━━ Provided entries ━━
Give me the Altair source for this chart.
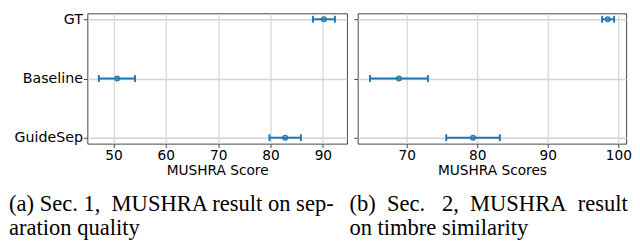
import altair as alt
import pandas as pd

models = ["GT", "Baseline", "GuideSep"]

sep_mean = [90.2, 50.7, 82.8]
sep_low = [88.1, 47.2, 79.8]
sep_high = [92.3, 54.1, 85.8]

tim_mean = [98.5, 68.9, 79.4]
tim_low = [97.7, 64.8, 75.6]
tim_high = [99.4, 73.0, 83.2]

sep_ticks = [50, 60, 70, 80, 90]
tim_ticks = [70, 80, 90, 100]

NB = "\u00a0"
cap_a = ["(a) Sec. 1," + NB + " MUSHRA result on sep-",
         "aration quality"]
cap_b = ["(b)" + NB + " Sec." + NB * 2 + " 2," + NB + " MUSHRA" + NB + " result",
         "on timbre similarity"]

BLUE = "#1f77b4"
FONT = "DejaVu Sans"


def panel(mean, low, high, domain, ticks, xtitle, caption, show_labels, width, dx):
    df = pd.DataFrame({"model": models, "mean": mean, "low": low, "high": high})
    xscale = alt.Scale(domain=domain, nice=False, zero=False)
    yscale = alt.Scale(type="point", padding=0.1)
    yaxis = alt.Axis(title=None, labels=show_labels, labelFontSize=14.5, labelFont=FONT,
                     labelColor="black", labelPadding=1, tickSize=4, tickColor="#444",
                     domain=False, grid=True, gridColor="#d4d4d4", gridWidth=1.4)
    xaxis = alt.Axis(values=ticks, title=xtitle, labelFontSize=14, labelFont=FONT,
                     labelColor="black", labelPadding=1, tickSize=4, tickColor="#444",
                     titleFont=FONT, titleFontSize=14, titleFontWeight="normal",
                     titleColor="black", titlePadding=2, domain=False,
                     grid=True, gridColor="#d0d0d0", gridWidth=1.1)
    base = alt.Chart(df)
    y = alt.Y("model:N", sort=models, scale=yscale, axis=yaxis)
    rule = base.mark_rule(color=BLUE, strokeWidth=2).encode(
        x=alt.X("low:Q", scale=xscale, axis=xaxis), x2="high:Q", y=y)
    cap_lo = base.mark_tick(color=BLUE, thickness=2, size=7, opacity=1).encode(
        x=alt.X("low:Q", scale=xscale), y=y)
    cap_hi = base.mark_tick(color=BLUE, thickness=2, size=7, opacity=1).encode(
        x=alt.X("high:Q", scale=xscale), y=y)
    pt = base.mark_point(shape="circle", size=22, color=BLUE, filled=True,
                         stroke=BLUE, strokeWidth=1.3, fillOpacity=0.35, opacity=1).encode(
        x=alt.X("mean:Q", scale=xscale), y=y)
    return alt.layer(rule, cap_lo, cap_hi, pt).properties(
        width=width, height=133,
        title=alt.TitleParams(text=caption, orient="bottom", anchor="start", frame="bounds",
                              font="Liberation Serif", fontSize=23, fontWeight="normal",
                              lineHeight=24, color="black", offset=16, dx=dx))


left = panel(sep_mean, sep_low, sep_high, [45.0, 94.6], sep_ticks, "MUSHRA Score", cap_a,
             True, 265, -5)
right = panel(tim_mean, tim_low, tim_high, [63.05, 101.1], tim_ticks, "MUSHRA Scores", cap_b,
              False, 274, -4)

chart = alt.hconcat(left, right, spacing=11, bounds="flush",
                    padding={"left": 0, "top": 0, "right": 0, "bottom": 0}).configure_view(
    stroke="#444", strokeWidth=1)

chart.save("out.html", embed_options={"renderer": "svg", "actions": False})
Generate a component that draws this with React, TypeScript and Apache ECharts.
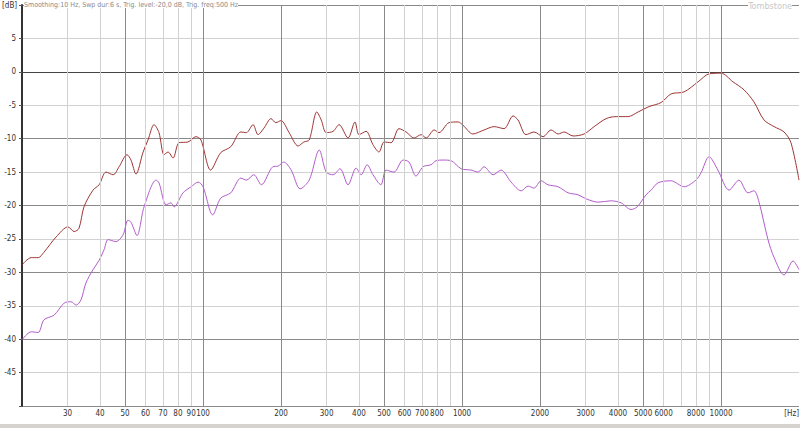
import React, { useEffect, useRef } from "react";
import * as echarts from "echarts";

const redFreq = [20, 21.7, 23.1, 24.3, 27.1, 30.1, 31.8, 33.2, 34.7, 37.6, 39.7, 42.2, 45.0, 47.4, 50.9, 52.7, 55.1, 58.7, 61.3, 64.7, 67.6, 70.7, 73.3, 76.6, 80.8, 87.5, 93.9, 98.2, 107, 117, 128, 140, 147, 156, 163, 172, 183, 191, 200, 215, 233, 245, 257, 275, 286, 299, 318, 335, 363, 386, 400, 426, 453, 478, 500, 532, 571, 608, 653, 695, 727, 780, 815, 891, 966, 1009, 1102, 1216, 1330, 1453, 1574, 1645, 1766, 1897, 2055, 2207, 2350, 2478, 2685, 2960, 3236, 3600, 3936, 4378, 4786, 5275, 5866, 6415, 7200, 8150, 8990, 10000, 11120, 12270, 13400, 14650, 16030, 17510, 18620, 20000];
const redDb = [-28.9, -27.8, -27.8, -27.0, -24.7, -23.2, -23.9, -23.4, -20.2, -17.7, -16.9, -15.0, -15.4, -14.2, -12.4, -13.2, -15.3, -12.0, -10.2, -7.9, -9.1, -12.4, -12.0, -12.9, -10.6, -10.5, -9.7, -10.2, -14.7, -12.1, -11.2, -9.0, -9.1, -7.9, -9.4, -8.4, -7.0, -7.6, -7.3, -9.1, -11.1, -10.5, -10.2, -6.0, -7.2, -9.1, -8.9, -7.9, -9.9, -7.5, -9.4, -8.9, -10.9, -12.0, -10.5, -10.6, -8.5, -9.0, -9.9, -9.4, -9.9, -8.7, -9.1, -7.6, -7.5, -8.0, -9.3, -8.7, -8.2, -8.5, -6.6, -7.2, -9.4, -9.0, -9.7, -8.7, -9.3, -9.0, -9.6, -9.3, -8.2, -7.0, -6.7, -6.7, -6.0, -5.2, -4.6, -3.3, -3.0, -1.5, -0.3, -0.2, -1.5, -2.7, -4.5, -7.2, -8.2, -9.0, -10.6, -16.2];

const purpleFreq = [20, 21.7, 23.1, 24.3, 26.6, 29.1, 30.9, 32.4, 33.8, 35.3, 37.6, 39.7, 41.5, 43.0, 46.1, 49.1, 51.3, 52.7, 55.6, 59.2, 65.9, 67.6, 72.0, 75.2, 77.3, 83.7, 89.9, 95.7, 100, 109, 117, 128, 140, 147, 157, 168, 186, 195, 205, 219, 237, 257, 281, 299, 318, 338, 363, 390, 408, 430, 453, 486, 509, 546, 592, 624, 664, 707, 759, 794, 845, 907, 992, 1084, 1153, 1216, 1318, 1415, 1547, 1691, 1799, 1897, 2018, 2148, 2350, 2567, 2806, 3013, 3351, 3758, 4111, 4495, 4745, 5134, 5370, 5715, 6415, 7200, 8000, 8370, 8990, 9725, 10740, 11730, 12700, 13400, 14020, 15180, 16030, 17510, 18970, 20000];
const purpleDb = [-40.1, -38.9, -39.0, -37.1, -36.4, -34.6, -34.4, -34.9, -34.1, -31.6, -29.6, -28.2, -26.6, -25.1, -25.4, -24.4, -22.2, -22.5, -24.5, -20.2, -16.2, -16.6, -19.9, -19.6, -20.2, -18.1, -17.2, -16.5, -17.2, -21.4, -18.9, -18.1, -15.9, -16.2, -15.4, -16.9, -14.2, -14.1, -13.5, -14.7, -17.5, -16.2, -11.7, -15.0, -15.4, -14.5, -16.9, -14.4, -15.4, -13.9, -15.4, -16.9, -14.7, -15.0, -13.2, -13.5, -15.6, -14.2, -13.9, -13.3, -13.2, -13.3, -14.5, -14.7, -15.0, -14.2, -15.4, -14.7, -16.5, -17.8, -17.1, -17.4, -16.3, -16.9, -17.2, -18.1, -18.4, -19.0, -19.5, -19.3, -19.6, -20.6, -20.2, -18.4, -17.7, -16.6, -16.3, -17.2, -16.2, -15.1, -12.7, -14.7, -17.7, -16.2, -18.1, -17.8, -19.5, -25.1, -27.8, -30.4, -28.3, -29.6];

const gridFreqs = [30, 40, 50, 60, 70, 80, 90, 100, 200, 300, 400, 500, 600, 700, 800, 900, 1000, 2000, 3000, 4000, 5000, 6000, 7000, 8000, 9000, 10000];
const majorFreqs = [50, 100, 200, 500, 1000, 2000, 5000, 10000];
const unlabeledFreqs = [900, 7000, 9000];

const headerText = "Smoothing:10 Hz, Swp dur:6 s, Trig. level:-20,0 dB, Trig. freq:500 Hz";
const FONT = "'Liberation Sans Narrow', 'DejaVu Sans Condensed', 'Liberation Sans', sans-serif";

export default function App() {
  const ref = useRef<HTMLDivElement>(null);
  useEffect(() => {
    if (!ref.current) return;
    const chart = echarts.init(ref.current, null, { renderer: "svg" });
    const pairs = (f: number[], d: number[]) => f.map((v, i) => [v, d[i]]);
    const markData = gridFreqs.map((f) => ({
      xAxis: f,
      lineStyle: {
        color: majorFreqs.includes(f) ? "#8a8a8a" : "#d2d2d2",
        width: 1,
        type: "solid" as const,
      },
      label: {
        show: !unlabeledFreqs.includes(f),
        position: "start" as const,
        formatter: String(f),
        color: "#333",
        fontSize: 8,
        fontFamily: FONT,
        distance: 3,
      },
    }));
    chart.setOption({
      animation: false,
      backgroundColor: "#ffffff",
      grid: { left: 22, right: 1, top: 5, bottom: 22, containLabel: false },
      xAxis: {
        type: "log",
        logBase: 10,
        min: 20,
        max: 20000,
        axisLine: { show: true, lineStyle: { color: "#444", width: 1 } },
        axisTick: { show: false },
        axisLabel: { show: false },
        splitLine: { show: false },
      },
      yAxis: {
        type: "value",
        min: -50,
        max: 10,
        interval: 5,
        axisLine: { show: true, onZero: false, lineStyle: { color: "#333", width: 2 } },
        axisTick: { show: true, length: 3, lineStyle: { color: "#555" } },
        axisLabel: {
          color: "#333",
          fontSize: 8,
          fontFamily: FONT,
          margin: 6,
          formatter: (v: number) => (v === 10 || v === -50 ? "" : String(v)),
        },
        splitLine: {
          show: true,
          lineStyle: { color: ["#8a8a8a", "#d2d2d2"], width: 1 },
        },
      },
      series: [
        {
          type: "line",
          data: [],
          z: 1,
          silent: true,
          markLine: {
            silent: true,
            symbol: ["none", "none"],
            animation: false,
            data: markData,
          },
        },
        {
          type: "line",
          data: pairs(redFreq, redDb),
          showSymbol: false,
          smooth: 0.3,
          z: 3,
          lineStyle: { color: "#9e3535", width: 1 },
          itemStyle: { color: "#9e3535" },
        },
        {
          type: "line",
          data: pairs(purpleFreq, purpleDb),
          showSymbol: false,
          smooth: 0.3,
          z: 3,
          lineStyle: { color: "#b35bcc", width: 1 },
          itemStyle: { color: "#b35bcc" },
        },
      ],
      graphic: [
        {
          type: "text",
          left: 2,
          top: 1,
          style: { text: "[dB]", fill: "#333", fontSize: 8, fontFamily: FONT },
        },
        {
          type: "text",
          left: 24,
          top: 1,
          z: 10,
          style: {
            text: headerText,
            fill: "#8a8a8a",
            fontSize: 7,
            fontFamily: FONT,
            backgroundColor: "#ffffff",
          },
        },
        {
          type: "text",
          right: 8,
          top: 1,
          z: 10,
          style: { text: "Tombstone", fill: "#c8c8c8", fontSize: 9, fontFamily: FONT, backgroundColor: "#ffffff" },
        },
        {
          type: "text",
          right: 1,
          top: 409,
          style: { text: "[Hz]", fill: "#333", fontSize: 8, fontFamily: FONT },
        },
        {
          type: "rect",
          left: 0,
          top: 424,
          shape: { width: 800, height: 4 },
          style: { fill: "#d6d3ce" },
        },
      ],
    });
    return () => chart.dispose();
  }, []);
  return (
    <div
      ref={ref}
      style={{ position: "fixed", left: 0, top: 0, width: 800, height: 428, background: "#fff" }}
    />
  );
}
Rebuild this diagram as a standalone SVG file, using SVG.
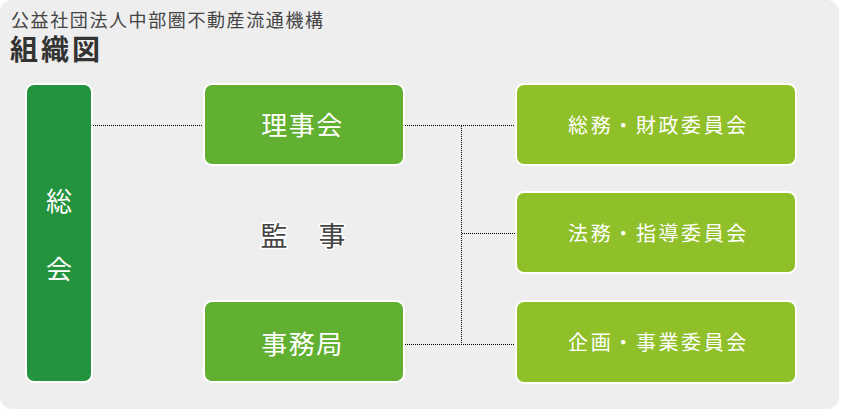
<svg xmlns="http://www.w3.org/2000/svg" width="841" height="411" viewBox="0 0 841 411">
<style>
.t{font-family:"Noto Sans CJK JP","Noto Sans CJK SC",sans-serif;}
.box{stroke:#ffffff;stroke-width:2;}
.dk{fill:#23933d;}
.md{fill:#62b032;}
.lt{fill:#8fc02a;}
.w{fill:#ffffff;text-anchor:middle;}
.conn{stroke:#000000;stroke-width:1;stroke-dasharray:1 1;fill:none;shape-rendering:crispEdges;}
</style>
<rect x="0" y="0" width="839" height="409" rx="12" fill="#eeeeee"/>
<g id="title">
<text class="t" x="11" y="26.5" font-size="18" letter-spacing="1.6" fill="#444444">公益社団法人中部圏不動産流通機構</text>
<text class="t" x="10" y="60" font-size="28" font-weight="bold" letter-spacing="3" fill="#333333">組織図</text>
</g>
<g id="connectors">
<line class="conn" x1="93" y1="125.5" x2="203" y2="125.5"/>
<line class="conn" x1="405" y1="125.5" x2="515" y2="125.5"/>
<line class="conn" x1="461.5" y1="125.5" x2="461.5" y2="344.5"/>
<line class="conn" x1="461.5" y1="233.5" x2="515" y2="233.5"/>
<line class="conn" x1="405" y1="344.5" x2="515" y2="344.5"/>
</g>
<g id="soukai">
<rect class="box dk" x="26" y="84" width="66" height="298" rx="8"/>
<text class="t w" x="59" y="211" font-size="26">総</text>
<text class="t w" x="59" y="279" font-size="26">会</text>
</g>
<g id="rijikai">
<rect class="box md" x="204" y="84" width="200" height="81" rx="8"/>
<text class="t w" x="302.5" y="134.5" font-size="26" letter-spacing="1.5">理事会</text>
</g>
<g id="kanji">
<text class="t" x="304" y="245.5" font-size="27" letter-spacing="2" text-anchor="middle" fill="#444444" stroke="#ffffff" stroke-width="3" paint-order="stroke" stroke-linejoin="round">監　事</text>
</g>
<g id="jimukyoku">
<rect class="box md" x="204" y="301" width="200" height="81" rx="8"/>
<text class="t w" x="302.5" y="354" font-size="26" letter-spacing="1.5">事務局</text>
</g>
<g id="soumu">
<rect class="box lt" x="516" y="84" width="280" height="81" rx="8"/>
<text class="t w" x="658.5" y="133" font-size="20" letter-spacing="2.6">総務・財政委員会</text>
</g>
<g id="houmu">
<rect class="box lt" x="516" y="192" width="280" height="81" rx="8"/>
<text class="t w" x="658.5" y="241" font-size="20" letter-spacing="2.6">法務・指導委員会</text>
</g>
<g id="kikaku">
<rect class="box lt" x="516" y="301" width="280" height="82" rx="8"/>
<text class="t w" x="658.5" y="350" font-size="20" letter-spacing="2.6">企画・事業委員会</text>
</g>
</svg>
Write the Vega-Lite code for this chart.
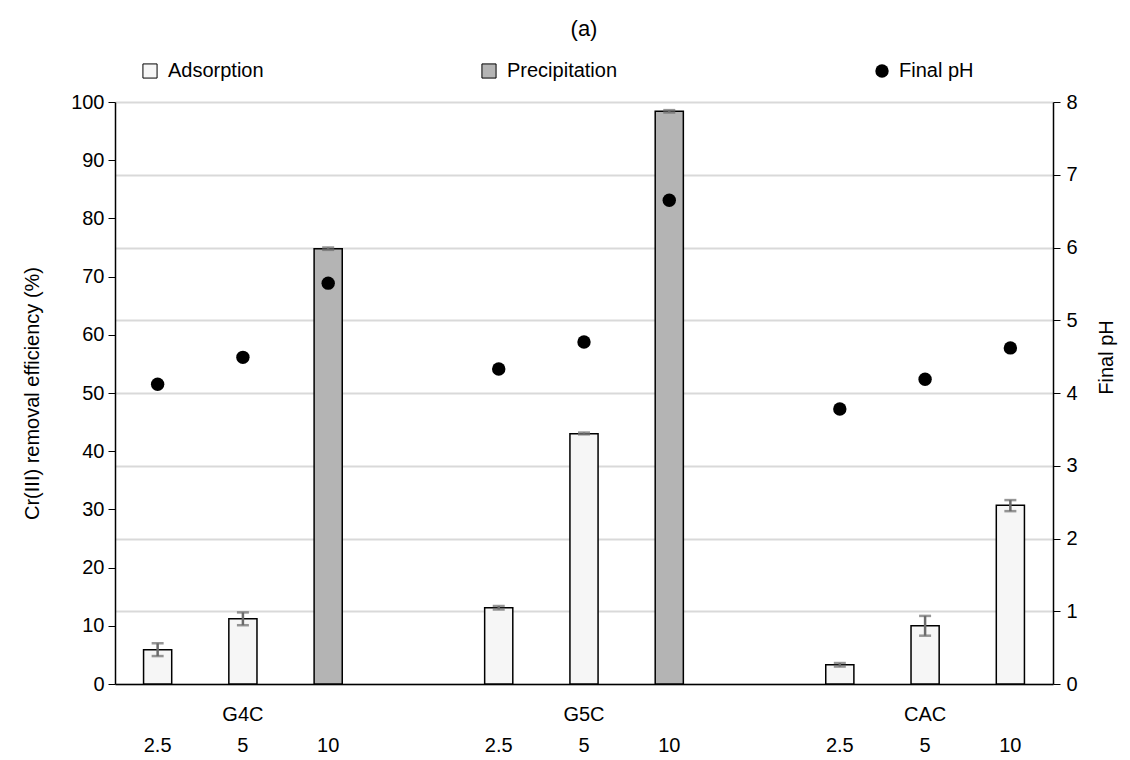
━━━
# Exercise brief
Starting at the first line of the records above, set down each line exactly through the one that holds "tim_ticks = [70, 80, 90, 100]". Omit pictures.

# Finished answer
Give me the Altair source for this chart.
import altair as alt
import pandas as pd

models = ["GT", "Baseline", "GuideSep"]

sep_mean = [90.2, 50.7, 82.8]
sep_low = [88.1, 47.2, 79.8]
sep_high = [92.3, 54.1, 85.8]

tim_mean = [98.5, 68.9, 79.4]
tim_low = [97.7, 64.8, 75.6]
tim_high = [99.4, 73.0, 83.2]

sep_ticks = [50, 60, 70, 80, 90]
tim_ticks = [70, 80, 90, 100]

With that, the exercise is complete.